Objective — Pictures do not belong in the output. Reproduce exactly the lines from the start of the records through the line with "ax = fig.add_axes([101".
-*-*-
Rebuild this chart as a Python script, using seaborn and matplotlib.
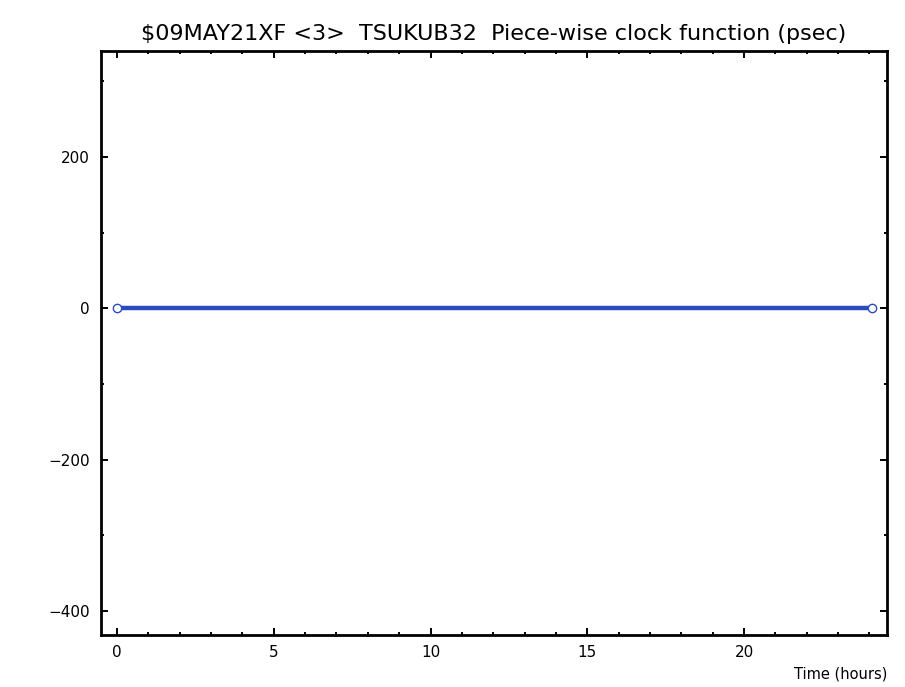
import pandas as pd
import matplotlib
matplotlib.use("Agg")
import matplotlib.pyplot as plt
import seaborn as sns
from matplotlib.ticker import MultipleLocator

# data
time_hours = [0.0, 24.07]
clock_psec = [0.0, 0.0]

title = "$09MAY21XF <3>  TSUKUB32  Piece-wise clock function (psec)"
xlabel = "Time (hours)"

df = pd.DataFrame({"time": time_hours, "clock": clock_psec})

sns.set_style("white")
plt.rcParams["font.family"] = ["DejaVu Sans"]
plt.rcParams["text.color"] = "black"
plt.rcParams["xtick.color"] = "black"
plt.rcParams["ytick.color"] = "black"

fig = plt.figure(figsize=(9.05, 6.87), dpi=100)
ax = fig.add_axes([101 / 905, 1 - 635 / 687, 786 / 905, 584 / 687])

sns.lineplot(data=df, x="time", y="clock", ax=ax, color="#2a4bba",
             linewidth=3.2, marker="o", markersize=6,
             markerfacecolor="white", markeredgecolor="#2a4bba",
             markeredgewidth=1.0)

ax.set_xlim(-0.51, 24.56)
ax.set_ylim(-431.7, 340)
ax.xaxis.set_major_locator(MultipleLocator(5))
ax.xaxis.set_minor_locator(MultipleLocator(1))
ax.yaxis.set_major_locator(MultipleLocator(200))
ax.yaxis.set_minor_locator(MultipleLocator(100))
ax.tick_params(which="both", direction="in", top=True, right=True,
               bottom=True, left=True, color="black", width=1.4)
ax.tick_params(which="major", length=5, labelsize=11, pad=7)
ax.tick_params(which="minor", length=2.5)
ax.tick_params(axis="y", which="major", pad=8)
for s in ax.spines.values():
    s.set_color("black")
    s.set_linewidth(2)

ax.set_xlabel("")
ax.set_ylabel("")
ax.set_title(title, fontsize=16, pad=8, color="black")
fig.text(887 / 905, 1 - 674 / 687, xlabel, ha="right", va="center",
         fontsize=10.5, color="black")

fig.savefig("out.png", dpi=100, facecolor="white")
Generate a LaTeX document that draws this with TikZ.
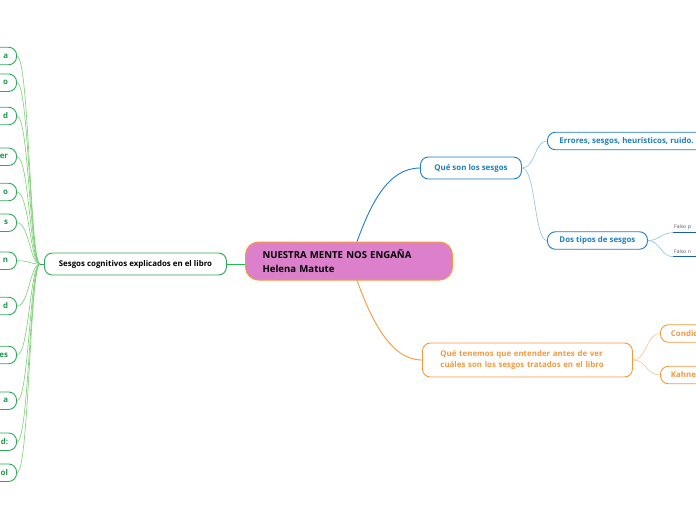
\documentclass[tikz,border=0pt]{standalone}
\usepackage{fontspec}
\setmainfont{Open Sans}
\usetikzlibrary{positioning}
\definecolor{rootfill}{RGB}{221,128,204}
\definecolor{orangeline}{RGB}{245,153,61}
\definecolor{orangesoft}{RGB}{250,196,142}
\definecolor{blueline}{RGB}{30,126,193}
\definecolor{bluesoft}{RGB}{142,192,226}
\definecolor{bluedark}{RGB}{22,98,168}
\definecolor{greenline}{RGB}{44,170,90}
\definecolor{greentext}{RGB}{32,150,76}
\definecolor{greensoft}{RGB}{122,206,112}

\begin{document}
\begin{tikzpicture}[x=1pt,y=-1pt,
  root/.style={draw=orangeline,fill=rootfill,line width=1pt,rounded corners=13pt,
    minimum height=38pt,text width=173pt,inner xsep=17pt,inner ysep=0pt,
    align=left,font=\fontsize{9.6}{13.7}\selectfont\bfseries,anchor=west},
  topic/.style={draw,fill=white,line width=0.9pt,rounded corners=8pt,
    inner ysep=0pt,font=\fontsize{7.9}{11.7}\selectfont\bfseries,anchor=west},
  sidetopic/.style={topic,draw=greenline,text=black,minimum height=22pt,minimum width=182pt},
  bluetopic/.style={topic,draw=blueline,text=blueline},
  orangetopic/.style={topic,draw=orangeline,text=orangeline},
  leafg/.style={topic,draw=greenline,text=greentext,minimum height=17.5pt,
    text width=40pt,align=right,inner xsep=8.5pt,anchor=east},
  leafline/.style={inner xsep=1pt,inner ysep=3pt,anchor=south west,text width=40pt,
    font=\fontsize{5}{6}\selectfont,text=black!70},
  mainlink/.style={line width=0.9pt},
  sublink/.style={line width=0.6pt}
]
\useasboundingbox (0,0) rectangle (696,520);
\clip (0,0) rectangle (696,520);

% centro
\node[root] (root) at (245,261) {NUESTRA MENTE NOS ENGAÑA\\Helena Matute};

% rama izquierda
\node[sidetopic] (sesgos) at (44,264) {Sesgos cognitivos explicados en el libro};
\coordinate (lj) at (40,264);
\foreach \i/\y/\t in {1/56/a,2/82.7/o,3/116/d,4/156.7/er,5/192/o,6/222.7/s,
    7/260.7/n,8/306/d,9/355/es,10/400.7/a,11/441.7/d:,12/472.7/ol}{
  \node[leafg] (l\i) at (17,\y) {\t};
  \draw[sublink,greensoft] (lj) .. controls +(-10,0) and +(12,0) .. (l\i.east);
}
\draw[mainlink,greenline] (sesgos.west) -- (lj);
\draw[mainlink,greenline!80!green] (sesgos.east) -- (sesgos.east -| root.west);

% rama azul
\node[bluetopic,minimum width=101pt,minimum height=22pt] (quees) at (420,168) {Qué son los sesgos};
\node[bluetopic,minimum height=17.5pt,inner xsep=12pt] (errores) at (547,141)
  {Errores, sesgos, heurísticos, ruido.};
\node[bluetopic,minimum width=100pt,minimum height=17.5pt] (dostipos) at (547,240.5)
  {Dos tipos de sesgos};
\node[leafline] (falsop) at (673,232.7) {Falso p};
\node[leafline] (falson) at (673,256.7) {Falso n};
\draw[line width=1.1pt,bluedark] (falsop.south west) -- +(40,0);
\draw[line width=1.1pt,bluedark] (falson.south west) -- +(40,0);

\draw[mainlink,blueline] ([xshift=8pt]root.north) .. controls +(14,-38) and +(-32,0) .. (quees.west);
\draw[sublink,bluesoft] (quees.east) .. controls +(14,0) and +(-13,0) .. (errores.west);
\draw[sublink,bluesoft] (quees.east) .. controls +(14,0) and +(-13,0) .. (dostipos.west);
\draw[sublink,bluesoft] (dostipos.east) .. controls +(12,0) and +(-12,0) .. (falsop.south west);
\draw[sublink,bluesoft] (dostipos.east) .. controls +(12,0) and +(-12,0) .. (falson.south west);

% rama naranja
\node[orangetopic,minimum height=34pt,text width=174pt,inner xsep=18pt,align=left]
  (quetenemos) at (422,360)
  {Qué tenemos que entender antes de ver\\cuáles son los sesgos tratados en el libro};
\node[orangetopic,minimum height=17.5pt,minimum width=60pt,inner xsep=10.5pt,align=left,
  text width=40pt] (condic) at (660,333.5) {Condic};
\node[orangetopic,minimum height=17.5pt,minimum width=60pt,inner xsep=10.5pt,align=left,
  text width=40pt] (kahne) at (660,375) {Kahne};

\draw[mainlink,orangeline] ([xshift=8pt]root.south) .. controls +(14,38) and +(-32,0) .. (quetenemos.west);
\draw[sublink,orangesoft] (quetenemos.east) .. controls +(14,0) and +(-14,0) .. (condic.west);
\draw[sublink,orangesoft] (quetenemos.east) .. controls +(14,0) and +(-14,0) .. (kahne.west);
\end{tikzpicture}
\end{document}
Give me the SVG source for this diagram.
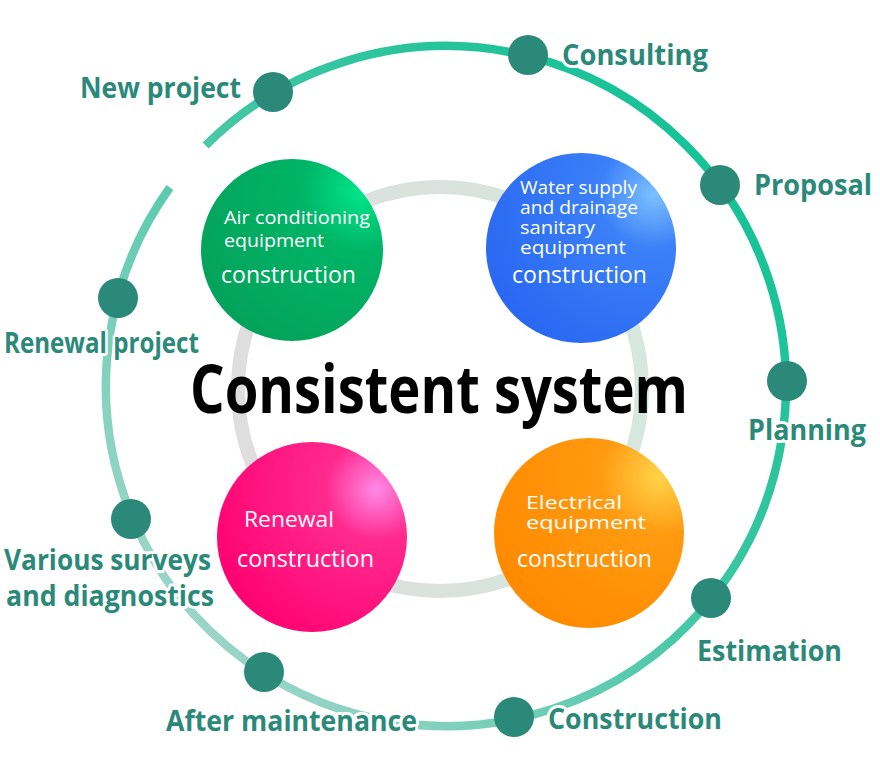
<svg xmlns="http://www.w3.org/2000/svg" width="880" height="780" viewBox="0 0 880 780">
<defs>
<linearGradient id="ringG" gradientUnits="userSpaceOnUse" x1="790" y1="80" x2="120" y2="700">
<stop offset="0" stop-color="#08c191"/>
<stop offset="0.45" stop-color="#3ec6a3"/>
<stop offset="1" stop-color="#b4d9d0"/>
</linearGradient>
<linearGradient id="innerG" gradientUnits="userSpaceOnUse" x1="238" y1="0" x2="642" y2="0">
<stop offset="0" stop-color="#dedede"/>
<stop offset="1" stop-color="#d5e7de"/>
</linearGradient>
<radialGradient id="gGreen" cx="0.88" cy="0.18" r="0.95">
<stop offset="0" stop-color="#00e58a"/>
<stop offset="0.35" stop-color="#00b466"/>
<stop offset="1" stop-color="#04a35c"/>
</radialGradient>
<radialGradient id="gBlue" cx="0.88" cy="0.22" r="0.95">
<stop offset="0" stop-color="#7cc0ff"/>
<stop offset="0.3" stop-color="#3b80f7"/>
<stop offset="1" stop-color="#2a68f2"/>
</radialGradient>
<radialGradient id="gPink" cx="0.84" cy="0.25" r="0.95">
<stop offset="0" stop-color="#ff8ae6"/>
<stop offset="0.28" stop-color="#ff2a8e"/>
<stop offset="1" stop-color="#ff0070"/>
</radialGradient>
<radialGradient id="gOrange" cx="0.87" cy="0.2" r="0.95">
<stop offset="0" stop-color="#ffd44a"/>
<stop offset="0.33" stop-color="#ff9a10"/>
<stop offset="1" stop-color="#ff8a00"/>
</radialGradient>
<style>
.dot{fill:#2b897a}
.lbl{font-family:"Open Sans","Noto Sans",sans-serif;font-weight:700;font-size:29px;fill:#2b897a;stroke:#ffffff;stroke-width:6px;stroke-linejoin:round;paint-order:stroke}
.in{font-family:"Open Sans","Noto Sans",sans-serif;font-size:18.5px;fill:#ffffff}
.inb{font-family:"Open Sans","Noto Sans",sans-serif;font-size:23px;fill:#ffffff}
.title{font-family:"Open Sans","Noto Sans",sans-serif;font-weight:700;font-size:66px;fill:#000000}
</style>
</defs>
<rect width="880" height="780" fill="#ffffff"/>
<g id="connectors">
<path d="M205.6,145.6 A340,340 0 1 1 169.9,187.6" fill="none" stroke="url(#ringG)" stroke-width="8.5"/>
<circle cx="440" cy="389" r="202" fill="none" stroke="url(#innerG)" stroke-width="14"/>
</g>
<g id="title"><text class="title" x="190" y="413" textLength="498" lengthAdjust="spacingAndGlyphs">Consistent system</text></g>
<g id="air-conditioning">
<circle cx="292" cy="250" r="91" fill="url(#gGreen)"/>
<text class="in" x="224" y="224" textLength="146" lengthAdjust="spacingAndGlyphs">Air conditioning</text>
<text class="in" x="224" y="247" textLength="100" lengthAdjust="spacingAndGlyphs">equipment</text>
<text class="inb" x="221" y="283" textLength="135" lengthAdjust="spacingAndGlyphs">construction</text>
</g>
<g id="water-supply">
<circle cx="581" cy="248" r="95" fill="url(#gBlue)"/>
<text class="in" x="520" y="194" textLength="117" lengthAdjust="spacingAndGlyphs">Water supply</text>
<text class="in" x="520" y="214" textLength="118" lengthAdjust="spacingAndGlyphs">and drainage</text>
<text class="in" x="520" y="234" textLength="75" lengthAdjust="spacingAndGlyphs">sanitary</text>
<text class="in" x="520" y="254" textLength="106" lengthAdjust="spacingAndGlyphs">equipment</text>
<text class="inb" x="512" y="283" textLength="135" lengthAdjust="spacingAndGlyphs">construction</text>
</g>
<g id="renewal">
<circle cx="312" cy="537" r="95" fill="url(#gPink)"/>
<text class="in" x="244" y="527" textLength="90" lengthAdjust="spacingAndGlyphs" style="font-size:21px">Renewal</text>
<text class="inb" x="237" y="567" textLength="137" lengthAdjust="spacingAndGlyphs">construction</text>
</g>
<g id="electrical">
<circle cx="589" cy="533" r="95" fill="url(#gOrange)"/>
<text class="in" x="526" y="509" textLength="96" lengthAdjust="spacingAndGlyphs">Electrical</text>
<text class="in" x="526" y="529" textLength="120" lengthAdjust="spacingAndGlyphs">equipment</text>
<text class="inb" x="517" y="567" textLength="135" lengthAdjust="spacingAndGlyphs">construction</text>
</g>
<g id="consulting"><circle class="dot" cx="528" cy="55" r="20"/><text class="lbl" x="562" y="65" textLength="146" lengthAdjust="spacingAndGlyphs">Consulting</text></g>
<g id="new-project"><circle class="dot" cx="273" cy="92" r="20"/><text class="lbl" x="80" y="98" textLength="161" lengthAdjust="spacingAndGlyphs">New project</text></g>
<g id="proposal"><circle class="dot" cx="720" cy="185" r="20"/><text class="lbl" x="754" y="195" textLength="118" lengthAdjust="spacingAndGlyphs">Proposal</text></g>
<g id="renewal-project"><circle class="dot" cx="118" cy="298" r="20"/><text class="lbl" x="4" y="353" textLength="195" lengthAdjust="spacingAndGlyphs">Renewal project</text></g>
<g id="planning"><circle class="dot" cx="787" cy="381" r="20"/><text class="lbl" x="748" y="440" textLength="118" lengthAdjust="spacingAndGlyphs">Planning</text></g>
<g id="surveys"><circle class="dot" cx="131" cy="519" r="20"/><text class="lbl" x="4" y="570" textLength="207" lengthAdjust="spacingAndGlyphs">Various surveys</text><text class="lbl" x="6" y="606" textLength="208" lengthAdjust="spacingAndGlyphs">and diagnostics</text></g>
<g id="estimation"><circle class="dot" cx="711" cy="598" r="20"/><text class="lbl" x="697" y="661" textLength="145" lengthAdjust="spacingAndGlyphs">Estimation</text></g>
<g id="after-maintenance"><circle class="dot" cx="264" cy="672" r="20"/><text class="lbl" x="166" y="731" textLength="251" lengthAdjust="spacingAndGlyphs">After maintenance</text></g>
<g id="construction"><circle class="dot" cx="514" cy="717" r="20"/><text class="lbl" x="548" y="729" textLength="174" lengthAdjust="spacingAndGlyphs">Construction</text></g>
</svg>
-*-*-
Task result —
Rebuild this chart as a Python script, using seaborn and matplotlib.
import pandas as pd
import matplotlib
matplotlib.use("Agg")
import matplotlib.pyplot as plt
import seaborn as sns
from matplotlib.ticker import MultipleLocator

# data
time_hours = [0.0, 24.07]
clock_psec = [0.0, 0.0]

title = "$09MAY21XF <3>  TSUKUB32  Piece-wise clock function (psec)"
xlabel = "Time (hours)"

df = pd.DataFrame({"time": time_hours, "clock": clock_psec})

sns.set_style("white")
plt.rcParams["font.family"] = ["DejaVu Sans"]
plt.rcParams["text.color"] = "black"
plt.rcParams["xtick.color"] = "black"
plt.rcParams["ytick.color"] = "black"

fig = plt.figure(figsize=(9.05, 6.87), dpi=100)
ax = fig.add_axes([101 / 905, 1 - 635 / 687, 786 / 905, 584 / 687])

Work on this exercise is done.